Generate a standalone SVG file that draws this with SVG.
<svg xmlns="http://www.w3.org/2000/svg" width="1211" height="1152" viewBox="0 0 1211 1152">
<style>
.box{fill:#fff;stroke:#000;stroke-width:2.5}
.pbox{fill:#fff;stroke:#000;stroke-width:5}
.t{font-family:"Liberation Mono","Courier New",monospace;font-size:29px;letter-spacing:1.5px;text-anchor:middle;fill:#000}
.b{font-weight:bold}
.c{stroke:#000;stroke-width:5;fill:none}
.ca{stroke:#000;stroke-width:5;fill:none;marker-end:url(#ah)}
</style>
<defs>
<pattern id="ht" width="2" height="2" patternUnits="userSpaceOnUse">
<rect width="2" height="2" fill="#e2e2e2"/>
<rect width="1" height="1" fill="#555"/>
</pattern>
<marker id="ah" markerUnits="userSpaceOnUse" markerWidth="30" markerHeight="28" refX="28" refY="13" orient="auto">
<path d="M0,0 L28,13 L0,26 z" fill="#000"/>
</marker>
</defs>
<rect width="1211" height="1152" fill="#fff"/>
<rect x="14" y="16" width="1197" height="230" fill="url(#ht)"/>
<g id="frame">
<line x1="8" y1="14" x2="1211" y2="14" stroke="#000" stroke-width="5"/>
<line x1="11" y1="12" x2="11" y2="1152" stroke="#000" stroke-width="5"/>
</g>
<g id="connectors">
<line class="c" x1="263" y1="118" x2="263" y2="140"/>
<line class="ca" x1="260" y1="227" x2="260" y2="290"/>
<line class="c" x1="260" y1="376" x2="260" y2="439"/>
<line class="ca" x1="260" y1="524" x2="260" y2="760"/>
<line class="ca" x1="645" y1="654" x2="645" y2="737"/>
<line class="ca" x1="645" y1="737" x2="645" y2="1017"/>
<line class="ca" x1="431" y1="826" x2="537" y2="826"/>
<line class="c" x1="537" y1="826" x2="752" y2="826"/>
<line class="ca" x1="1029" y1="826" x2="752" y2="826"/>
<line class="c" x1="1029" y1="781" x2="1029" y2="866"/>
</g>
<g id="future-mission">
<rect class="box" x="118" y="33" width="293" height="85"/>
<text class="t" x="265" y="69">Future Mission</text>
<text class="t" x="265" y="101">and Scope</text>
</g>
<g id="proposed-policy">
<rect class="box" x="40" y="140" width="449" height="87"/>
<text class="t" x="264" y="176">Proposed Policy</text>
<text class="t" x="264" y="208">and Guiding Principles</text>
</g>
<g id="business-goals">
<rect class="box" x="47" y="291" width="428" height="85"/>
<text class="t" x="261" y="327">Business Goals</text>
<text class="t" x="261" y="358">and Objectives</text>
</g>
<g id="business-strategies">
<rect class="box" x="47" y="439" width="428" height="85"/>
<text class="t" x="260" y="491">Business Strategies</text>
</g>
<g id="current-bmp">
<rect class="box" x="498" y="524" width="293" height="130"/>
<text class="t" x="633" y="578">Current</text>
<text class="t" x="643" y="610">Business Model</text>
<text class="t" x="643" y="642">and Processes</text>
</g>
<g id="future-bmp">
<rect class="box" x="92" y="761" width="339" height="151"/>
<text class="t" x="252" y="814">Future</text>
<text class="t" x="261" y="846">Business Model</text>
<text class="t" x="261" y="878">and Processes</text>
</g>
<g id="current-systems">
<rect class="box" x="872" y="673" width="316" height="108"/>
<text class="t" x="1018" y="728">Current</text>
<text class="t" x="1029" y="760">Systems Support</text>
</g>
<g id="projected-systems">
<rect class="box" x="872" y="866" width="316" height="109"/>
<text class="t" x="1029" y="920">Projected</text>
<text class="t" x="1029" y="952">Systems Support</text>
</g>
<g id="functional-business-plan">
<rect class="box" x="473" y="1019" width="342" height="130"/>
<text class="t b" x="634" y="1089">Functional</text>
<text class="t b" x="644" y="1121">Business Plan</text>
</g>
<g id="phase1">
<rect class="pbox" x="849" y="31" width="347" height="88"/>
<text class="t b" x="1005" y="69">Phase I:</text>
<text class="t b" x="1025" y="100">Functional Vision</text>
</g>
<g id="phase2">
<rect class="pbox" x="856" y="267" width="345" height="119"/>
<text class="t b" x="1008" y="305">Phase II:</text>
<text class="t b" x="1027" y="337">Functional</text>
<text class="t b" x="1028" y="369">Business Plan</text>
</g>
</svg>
---
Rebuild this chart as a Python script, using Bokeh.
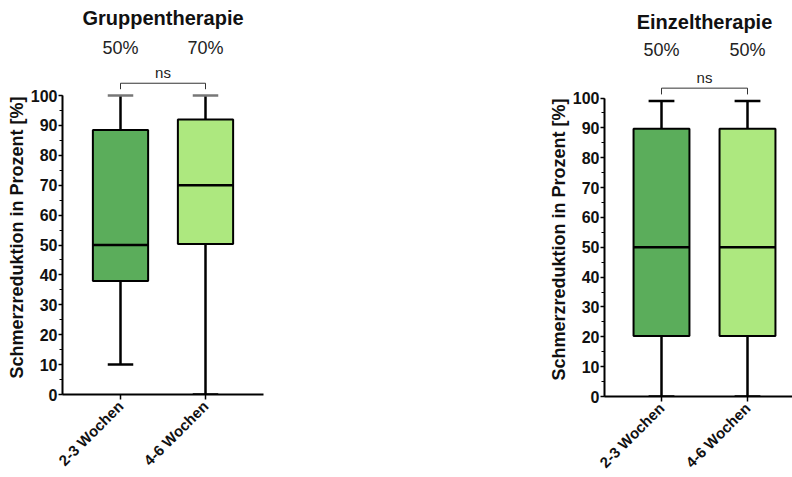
--
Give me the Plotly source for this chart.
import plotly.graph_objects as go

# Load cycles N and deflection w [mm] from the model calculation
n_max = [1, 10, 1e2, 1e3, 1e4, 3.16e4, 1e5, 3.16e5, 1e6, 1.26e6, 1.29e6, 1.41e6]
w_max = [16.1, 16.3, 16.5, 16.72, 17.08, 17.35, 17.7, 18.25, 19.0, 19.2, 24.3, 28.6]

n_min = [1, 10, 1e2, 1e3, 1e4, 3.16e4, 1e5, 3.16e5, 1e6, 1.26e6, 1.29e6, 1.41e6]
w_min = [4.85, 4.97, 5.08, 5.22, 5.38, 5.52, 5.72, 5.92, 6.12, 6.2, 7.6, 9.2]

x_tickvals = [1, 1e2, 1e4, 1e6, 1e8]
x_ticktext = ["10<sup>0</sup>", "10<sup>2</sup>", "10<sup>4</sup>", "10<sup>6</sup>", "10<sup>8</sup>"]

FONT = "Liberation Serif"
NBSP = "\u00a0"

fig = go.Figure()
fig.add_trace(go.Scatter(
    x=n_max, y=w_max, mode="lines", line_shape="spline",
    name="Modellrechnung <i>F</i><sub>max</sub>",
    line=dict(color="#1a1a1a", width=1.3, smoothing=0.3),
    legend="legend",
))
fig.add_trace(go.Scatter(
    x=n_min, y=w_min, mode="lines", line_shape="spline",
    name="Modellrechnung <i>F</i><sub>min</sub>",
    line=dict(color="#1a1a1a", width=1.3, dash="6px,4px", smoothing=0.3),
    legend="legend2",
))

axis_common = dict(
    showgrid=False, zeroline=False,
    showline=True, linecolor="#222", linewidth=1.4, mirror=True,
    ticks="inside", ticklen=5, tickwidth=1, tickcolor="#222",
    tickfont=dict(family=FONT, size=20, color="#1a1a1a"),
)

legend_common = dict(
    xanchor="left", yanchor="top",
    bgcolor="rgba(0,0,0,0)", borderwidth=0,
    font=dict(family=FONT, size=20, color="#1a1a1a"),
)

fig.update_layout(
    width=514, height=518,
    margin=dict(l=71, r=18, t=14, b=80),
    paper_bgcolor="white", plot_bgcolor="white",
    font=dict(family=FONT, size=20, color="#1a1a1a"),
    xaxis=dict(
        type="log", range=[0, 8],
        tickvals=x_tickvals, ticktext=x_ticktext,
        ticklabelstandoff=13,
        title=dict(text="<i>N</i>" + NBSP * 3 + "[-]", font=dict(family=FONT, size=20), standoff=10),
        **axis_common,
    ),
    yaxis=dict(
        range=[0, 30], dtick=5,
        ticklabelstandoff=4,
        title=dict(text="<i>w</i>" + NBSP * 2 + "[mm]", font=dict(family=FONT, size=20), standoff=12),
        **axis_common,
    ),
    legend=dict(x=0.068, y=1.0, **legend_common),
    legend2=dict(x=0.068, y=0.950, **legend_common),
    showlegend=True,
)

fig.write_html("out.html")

_Given problem_: Extract exactly and only the lines above from the line containing "Give me the Plotly source for this chart." through the line containing "19.2, 24.3, 28.6]", both end lines included.

_Right answer_:
Give me the Plotly source for this chart.
import plotly.graph_objects as go

# Load cycles N and deflection w [mm] from the model calculation
n_max = [1, 10, 1e2, 1e3, 1e4, 3.16e4, 1e5, 3.16e5, 1e6, 1.26e6, 1.29e6, 1.41e6]
w_max = [16.1, 16.3, 16.5, 16.72, 17.08, 17.35, 17.7, 18.25, 19.0, 19.2, 24.3, 28.6]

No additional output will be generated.